I want to say a few more words about Court and Spark.
I bought her first album, Song to a Seagull, in 1969. I honestly don't think a lot of people were listening to her in the U.K. at that point (can't speak for the U.S.A.) Certainly, I didn't know anyone around me who had that album. I thought it was very finely crafted — excellent lyrics, extraordinary dissonant, jangly chords — as has often been noted, by Crosby among others. Strong, individualised songs, albeit perhaps rather one-paced.
I'm afraid I did not — and still do not — like Clouds or Ladies of the Canyon very much, and I'm also afraid that I'm not as enamoured of Blue as everybody else seems to be. Yes, I can hear that the songs are strong. But her voice seems to have this whiney quality to it that just gets on my tits after a while. Still, to this day. Others have praised its naked confessionalism, too. I find it very, very self-absorbed.
I am well aware that this is heresy — I shall be burnt at the stake — and that it's generally considered to be a masterpiece.
I missed out on For The Roses, not sure why. Later went back to it, and actually bought it about twenty years ago.

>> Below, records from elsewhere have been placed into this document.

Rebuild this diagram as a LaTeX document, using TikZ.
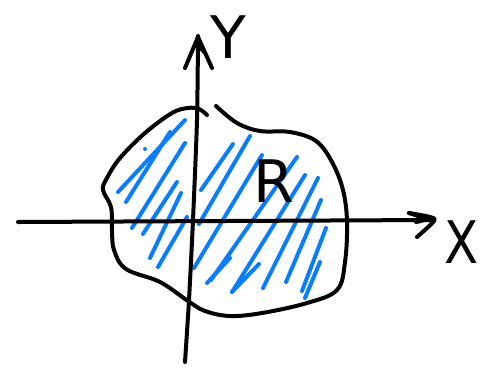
\documentclass[tikz,border=0pt]{standalone}
\usepackage{fontspec}
\setmainfont{DejaVu Sans}
\definecolor{hatch}{RGB}{10,125,250}
\begin{document}
\begin{tikzpicture}[x=0.75pt,y=-0.75pt,
  pen/.style={line width=3pt,line cap=round,line join=round,black},
  hatchpen/.style={line width=3pt,line cap=round,line join=round,hatch},
  lbl/.style={font=\fontsize{44}{44}\selectfont,inner sep=0pt}]
\useasboundingbox (0,0) rectangle (481,369);
% hatching
\foreach \a/\b in {
  {185,120}/{118,192},
  {170,132}/{126,202},
  {185,143}/{132,228},
  {177,182}/{143,234},
  {181,193}/{150,258},
  {187,217}/{158,267},
  {233,144}/{201,190},
  {250,136}/{199,224},
  {262,155}/{194,268},
  {297,157}/{211,280},
  {305,175}/{232,292},
  {318,178}/{263,288},
  {321,200}/{286,282},
  {326,228}/{302,291},
  {320,262}/{305,298},
  {232,292}/{259,264},
  {230,258}/{207,283}}
  {\draw[hatchpen] (\a) -- (\b);}
\fill[hatch] (145,149) circle (2);
% region boundary
\draw[pen] plot[smooth,tension=0.6] coordinates {
  (207,115) (199,109) (188,108) (172,113) (145,133) (120,158) (107,178) (103,190)
  (111,207) (112,230) (114,250) (126,269) (160,282) (188,301) (205,311) (230,316)
  (262,313) (307,303) (337,290) (345,262) (347,222) (343,190) (332,162) (316,141)
  (290,132) (260,131) (237,123) (216,106)};
% axes
\coordinate (xs) at (18,222);
\coordinate (xe) at (432,220);
\coordinate (ys) at (185,362);
\coordinate (ye) at (198,36);
\draw[pen] (xs) -- (xe);
\draw[pen] plot[smooth] coordinates {(409,213) (430,217) (434,221) (417,237)};
\draw[pen] plot[smooth] coordinates {(409,213) (425,219) (416,222)};
\draw[pen] plot[smooth,tension=0.4] coordinates {(ys) (189,300) (193,220) (197,120) (ye)};
\draw[pen] (185,68) -- (198,37) -- (212,68);
\draw[pen] (200,47) -- (204,52);
% labels
\node[lbl,xscale=0.85] (X) at (462,242) {X};
\node[lbl] (Y) at (228,37) {Y};
\node[lbl] (R) at (274,181) {R};
\end{tikzpicture}
\end{document}
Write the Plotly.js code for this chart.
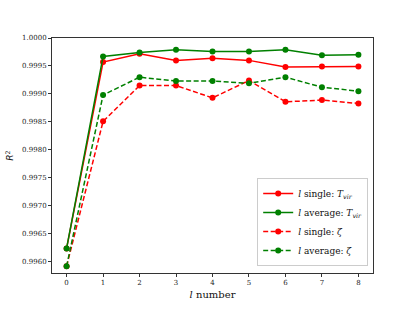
<!DOCTYPE html>
<html>
<head>
<meta charset="utf-8">
<script src="https://cdn.plot.ly/plotly-3.0.1.min.js"></script>
<style>html,body{margin:0;padding:0;background:#fff;}</style>
</head>
<body>
<div id="chart" style="width:415px;height:312px;"></div>
<script>
const lNumbers = [0, 1, 2, 3, 4, 5, 6, 7, 8];
const singleTvir = [0.99624, 0.99957, 0.99972, 0.99960, 0.99964, 0.99960, 0.99948, 0.99949, 0.99949];
const averageTvir = [0.99624, 0.99967, 0.99974, 0.99979, 0.99976, 0.99976, 0.99979, 0.99969, 0.99970];
const singleZeta = [0.99592, 0.99851, 0.99915, 0.99915, 0.99893, 0.99924, 0.99886, 0.99889, 0.99883];
const averageZeta = [0.99592, 0.99898, 0.99930, 0.99923, 0.99923, 0.99919, 0.99930, 0.99912, 0.99905];
const seriesNames = [
  "<i>l</i> single: <i>T</i><sub><i>vir</i></sub>",
  "<i>l</i> average: <i>T</i><sub><i>vir</i></sub>",
  "<i>l</i> single: <i>ζ</i>",
  "<i>l</i> average: <i>ζ</i>"
];

function tr(y, name, color, dash) {
  return {
    x: lNumbers, y: y, name: name, type: 'scatter', mode: 'lines+markers',
    line: {color: color, width: 1.5, dash: dash},
    marker: {color: color, size: 6}
  };
}
const data = [
  tr(singleTvir, seriesNames[0], '#ff0000', 'solid'),
  tr(averageTvir, seriesNames[1], '#008000', 'solid'),
  tr(singleZeta, seriesNames[2], '#ff0000', '5px,2.5px'),
  tr(averageZeta, seriesNames[3], '#008000', '5px,2.5px')
];
const axisCommon = {
  showgrid: false, zeroline: false, showline: true, mirror: true,
  linecolor: '#333', linewidth: 1, ticks: 'outside', ticklen: 3, tickwidth: 1, tickcolor: '#333',
  tickfont: {family: 'DejaVu Serif', size: 7, color: '#222'}
};
const layout = {
  width: 415, height: 312,
  margin: {l: 52, r: 42, t: 38, b: 39},
  paper_bgcolor: '#fff', plot_bgcolor: '#fff',
  showlegend: true,
  xaxis: Object.assign({}, axisCommon, {
    range: [-0.4, 8.4], tickmode: 'array', tickvals: lNumbers, ticktext: lNumbers.map(String),
    title: {text: '<i>l</i> number', font: {family: 'DejaVu Serif', size: 10, color: '#111'}, standoff: 4}
  }),
  yaxis: Object.assign({}, axisCommon, {
    range: [0.99580, 1.0000], dtick: 0.0005, tick0: 0.996, tickformat: '.4f',
    title: {text: '<i>R</i><sup>2</sup>', font: {family: 'DejaVu Sans', size: 9, color: '#111'}, standoff: 6}
  }),
  legend: {
    x: 0.985, y: 0.03, xanchor: 'right', yanchor: 'bottom',
    bgcolor: 'rgba(255,255,255,0.9)', bordercolor: '#ccc', borderwidth: 1,
    font: {family: 'DejaVu Serif', size: 9, color: '#111'},
    itemwidth: 30, tracegroupgap: 0
  }
};
Plotly.newPlot('chart', data, layout, {displayModeBar: false, staticPlot: true});
</script>
</body>
</html>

When I heard Court & Spark, all that summer in ’74 I felt actually jubilant. I felt like hugging the girl. It seemed to me that she'd finally shucked off this rather prissy “high priestess of folk” mantle that I, for one, had grown to find rather wearisome. She'd started to rock, she'd started to roll, she'd even started to cautiously introduce elements of popular jazz (she invited Annie Ross on stage with her at Wembley, that autumn, although frankly almost nobody in that huge audience knew who the hell Annie Ross was! Incidentally, I was there, and I think she did a set that was slick, professional, and utterly dead. She seemed bored out of her skull, barely communicating with the crowd). She'd branched out, and in fact she'd gone back to things that she'd always liked, had grown up with.

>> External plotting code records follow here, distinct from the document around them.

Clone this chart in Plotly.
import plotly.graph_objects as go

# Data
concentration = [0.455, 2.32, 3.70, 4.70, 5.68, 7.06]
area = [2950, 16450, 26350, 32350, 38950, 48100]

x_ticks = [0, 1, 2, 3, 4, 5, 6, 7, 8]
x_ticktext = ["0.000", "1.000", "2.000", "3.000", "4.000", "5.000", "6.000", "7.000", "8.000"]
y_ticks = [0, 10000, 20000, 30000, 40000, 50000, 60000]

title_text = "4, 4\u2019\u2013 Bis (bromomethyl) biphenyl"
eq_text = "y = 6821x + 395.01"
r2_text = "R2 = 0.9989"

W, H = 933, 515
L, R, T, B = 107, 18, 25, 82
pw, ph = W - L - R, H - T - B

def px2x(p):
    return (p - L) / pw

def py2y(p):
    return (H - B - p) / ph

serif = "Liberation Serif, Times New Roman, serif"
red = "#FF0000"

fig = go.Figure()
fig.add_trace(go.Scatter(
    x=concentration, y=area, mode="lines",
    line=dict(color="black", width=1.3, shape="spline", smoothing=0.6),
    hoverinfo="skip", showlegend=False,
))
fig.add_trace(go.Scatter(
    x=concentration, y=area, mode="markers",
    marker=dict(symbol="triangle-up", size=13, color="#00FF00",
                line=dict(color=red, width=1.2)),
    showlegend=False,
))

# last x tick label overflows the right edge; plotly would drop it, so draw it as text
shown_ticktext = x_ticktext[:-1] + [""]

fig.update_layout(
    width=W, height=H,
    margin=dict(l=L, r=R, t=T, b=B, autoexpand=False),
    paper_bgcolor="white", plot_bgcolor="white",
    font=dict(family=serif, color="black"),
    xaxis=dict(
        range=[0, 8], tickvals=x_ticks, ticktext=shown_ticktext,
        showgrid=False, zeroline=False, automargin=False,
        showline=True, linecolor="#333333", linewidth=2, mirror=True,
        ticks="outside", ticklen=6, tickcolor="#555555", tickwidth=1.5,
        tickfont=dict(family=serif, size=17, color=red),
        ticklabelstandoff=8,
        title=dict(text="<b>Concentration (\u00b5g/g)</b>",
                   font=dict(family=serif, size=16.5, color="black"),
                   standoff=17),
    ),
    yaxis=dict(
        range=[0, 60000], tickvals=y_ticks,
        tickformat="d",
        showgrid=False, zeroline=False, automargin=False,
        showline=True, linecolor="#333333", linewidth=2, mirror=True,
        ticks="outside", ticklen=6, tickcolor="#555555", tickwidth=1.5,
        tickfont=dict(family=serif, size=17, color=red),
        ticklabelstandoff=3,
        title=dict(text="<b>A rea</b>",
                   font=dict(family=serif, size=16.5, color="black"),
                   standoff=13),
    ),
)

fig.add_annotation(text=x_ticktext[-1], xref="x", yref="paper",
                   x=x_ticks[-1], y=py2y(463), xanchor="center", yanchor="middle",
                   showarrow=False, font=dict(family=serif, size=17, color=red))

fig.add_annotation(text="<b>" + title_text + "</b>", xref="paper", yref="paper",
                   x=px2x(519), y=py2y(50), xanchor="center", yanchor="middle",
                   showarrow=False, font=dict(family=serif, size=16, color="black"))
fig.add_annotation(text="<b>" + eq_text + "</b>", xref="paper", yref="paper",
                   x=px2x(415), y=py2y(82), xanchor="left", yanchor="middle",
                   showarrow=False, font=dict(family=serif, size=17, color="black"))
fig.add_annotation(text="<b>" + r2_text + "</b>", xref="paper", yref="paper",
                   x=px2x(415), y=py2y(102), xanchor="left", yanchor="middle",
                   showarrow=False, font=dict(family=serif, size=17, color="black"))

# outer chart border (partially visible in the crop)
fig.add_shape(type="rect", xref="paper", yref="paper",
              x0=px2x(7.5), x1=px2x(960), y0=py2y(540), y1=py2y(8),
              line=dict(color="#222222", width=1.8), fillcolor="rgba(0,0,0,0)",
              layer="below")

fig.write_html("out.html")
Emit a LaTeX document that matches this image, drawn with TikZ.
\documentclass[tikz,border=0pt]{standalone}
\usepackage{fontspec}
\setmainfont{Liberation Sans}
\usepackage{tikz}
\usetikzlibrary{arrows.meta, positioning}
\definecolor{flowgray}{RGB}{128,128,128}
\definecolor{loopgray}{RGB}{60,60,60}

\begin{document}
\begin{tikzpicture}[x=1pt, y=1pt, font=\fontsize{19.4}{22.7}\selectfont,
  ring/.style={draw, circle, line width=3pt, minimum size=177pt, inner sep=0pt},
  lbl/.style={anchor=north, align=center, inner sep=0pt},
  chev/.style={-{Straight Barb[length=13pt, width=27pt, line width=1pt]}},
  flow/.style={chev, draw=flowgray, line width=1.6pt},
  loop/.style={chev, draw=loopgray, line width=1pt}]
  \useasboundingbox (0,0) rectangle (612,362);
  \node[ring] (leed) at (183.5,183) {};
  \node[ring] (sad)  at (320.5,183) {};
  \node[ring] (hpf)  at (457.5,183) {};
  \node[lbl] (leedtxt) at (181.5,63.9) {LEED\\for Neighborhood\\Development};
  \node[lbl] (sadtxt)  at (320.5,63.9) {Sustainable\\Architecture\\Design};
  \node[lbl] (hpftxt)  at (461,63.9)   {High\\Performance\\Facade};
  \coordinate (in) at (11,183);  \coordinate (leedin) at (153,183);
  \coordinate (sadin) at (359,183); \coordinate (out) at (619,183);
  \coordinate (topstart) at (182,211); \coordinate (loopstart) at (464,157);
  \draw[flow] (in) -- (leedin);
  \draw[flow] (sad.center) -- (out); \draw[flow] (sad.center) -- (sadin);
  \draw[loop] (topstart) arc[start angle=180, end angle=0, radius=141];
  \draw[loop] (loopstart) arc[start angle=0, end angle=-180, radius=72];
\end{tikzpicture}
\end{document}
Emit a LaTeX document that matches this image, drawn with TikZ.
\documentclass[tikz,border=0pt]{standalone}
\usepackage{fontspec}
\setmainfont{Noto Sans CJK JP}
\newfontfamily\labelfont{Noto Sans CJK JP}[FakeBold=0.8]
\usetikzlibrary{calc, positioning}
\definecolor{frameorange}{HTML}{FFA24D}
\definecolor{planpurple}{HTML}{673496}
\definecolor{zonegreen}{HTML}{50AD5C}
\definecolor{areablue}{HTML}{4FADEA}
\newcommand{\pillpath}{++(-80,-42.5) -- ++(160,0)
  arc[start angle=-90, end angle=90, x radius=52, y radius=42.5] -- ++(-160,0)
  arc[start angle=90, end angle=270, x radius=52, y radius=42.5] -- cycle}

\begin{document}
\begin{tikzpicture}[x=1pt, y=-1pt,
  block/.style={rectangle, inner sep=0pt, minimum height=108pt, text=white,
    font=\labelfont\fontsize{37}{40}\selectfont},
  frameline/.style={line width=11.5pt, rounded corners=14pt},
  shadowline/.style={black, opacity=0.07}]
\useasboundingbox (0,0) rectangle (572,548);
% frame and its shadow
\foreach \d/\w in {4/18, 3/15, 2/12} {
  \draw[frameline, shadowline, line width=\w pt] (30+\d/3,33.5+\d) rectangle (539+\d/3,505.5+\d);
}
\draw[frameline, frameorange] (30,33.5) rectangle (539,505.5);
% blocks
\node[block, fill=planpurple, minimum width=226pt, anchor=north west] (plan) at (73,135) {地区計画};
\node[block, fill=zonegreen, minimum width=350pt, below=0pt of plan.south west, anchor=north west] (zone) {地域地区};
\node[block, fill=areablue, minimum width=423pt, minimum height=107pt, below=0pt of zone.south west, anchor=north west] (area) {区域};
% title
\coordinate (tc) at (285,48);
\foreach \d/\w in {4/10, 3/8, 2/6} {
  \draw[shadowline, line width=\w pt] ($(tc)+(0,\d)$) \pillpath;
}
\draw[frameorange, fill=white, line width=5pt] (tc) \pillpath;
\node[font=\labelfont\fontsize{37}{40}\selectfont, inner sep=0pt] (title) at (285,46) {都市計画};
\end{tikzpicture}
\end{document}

I loved the album, and played it into the ground.
When I (much) later went back to For The Roses, I could hear clear signs that she was already “ returning to myself the things that you and I suppressed” (if anybody recognises that quote — we'll certainly come to the album it's off).
Don't want to anticipate, but those albums of the mid-seventies are the work that I most treasure. I got interested in Joni again, and stayed interested till the end of the seventies.
(Decades later, bought Both Sides Now, which is a moving way of reframing your old classics. Not, I think, to everybody's taste).